Visualizing the New Media Dance Floor: English on the Horizon at DSU

Full Panel

Panelists
Stacey Berry
is an Assistant Professor of English for New Media. Her research areas include digital humanities, specializing in text editing and analysis, and post-1945 American fiction, especially violence in the novel.

Shreelina Ghosh is an Assistant Professor of Professional and Technical Communications. Her research is at the intersection of cultural and digital rhetoric, cultural identities and resistances, subaltern studies, human computer interaction, information design, accessible website design, and usability techniques.

John Nelson has been teaching and working with computers since 1982, especially with emerging technologies.  His other research interests include digital games, especially their depiction of Native Americans. He teaches American literature and courses fusing English and new media.

Panel Description
In a contemporary communications setting, a reader and writer are in constant contact with each other, sending and receiving messages, writing and reading updates, a kind of continual dancing, each communicant on a side of a thin electronic veil. Students seeking to find a role in this communication event must be willing and able to learn and critically explore new dance steps, whether it be blogging, updating websites, chatting, tweeting, posting social media updates or some new process in the wings.

The new English major will not be sitting in the library alone with their well-thumbed copy of The Great Gatsby. They will be immersed in the world of Gatsby, dancing in his lighted fountain to the bounce of his hired band. They will drive under the gaze of Dr. T.J. Eckleberg and run down poor Myrtle Wilson on their portable devices. Professional writing students won’t make design choices based only on personal ethos and aesthetics, but use actual audience feedback and responses to compose texts and images.

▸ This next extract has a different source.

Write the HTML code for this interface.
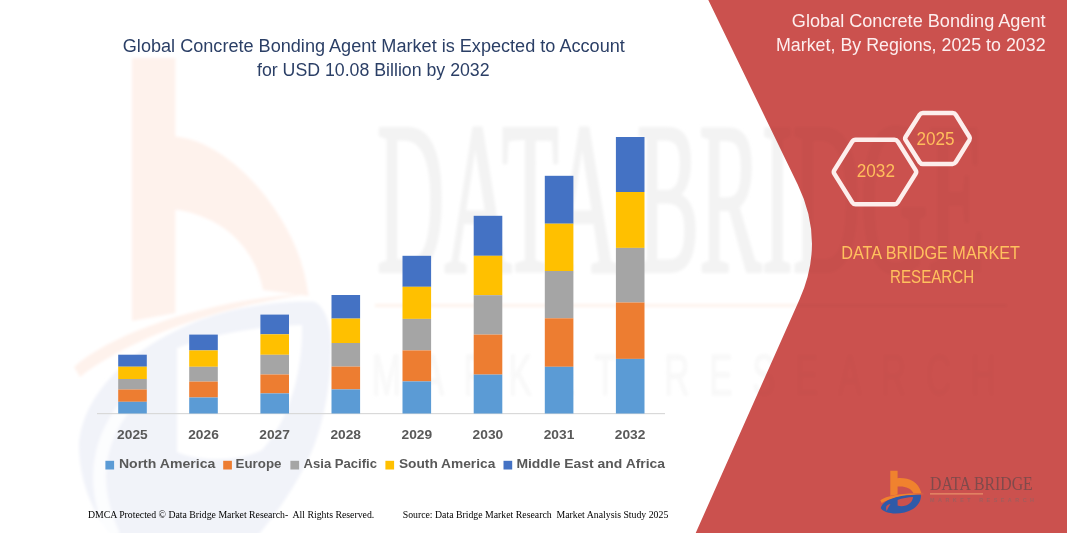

“Readers” in that age will not be content with a lavish version of Fitzgerald’s novel on the big screen. This story, still a commanding classic, will transform into a more immersive textual encounter. Who will build this experience? How will they know what their readers want? Our undergraduate students are preparing for these opportunities. They use user-centered design principles to visualize their audience. They use persona and audience profiling techniques of usability studies to translate an “audience” into real potential readers of composed text. They examine the critical features of a text, visualizing it and reimagining it for translation into new packages, new forms. They will build ever more immersive, technologically enhanced experiences.

John Nelson will discuss the work of students in the English for New Media program– visualizing texts and translating conventional poems, stories, and critical work into technologically enhanced performances of the text.

Stacey Berry will discuss using computational analysis tools to encourage students to look at texts in new ways.

Shreelina Ghosh will discuss the method of employing user-centered design technology and persona profiling in her Professional Writing and English for New Media courses.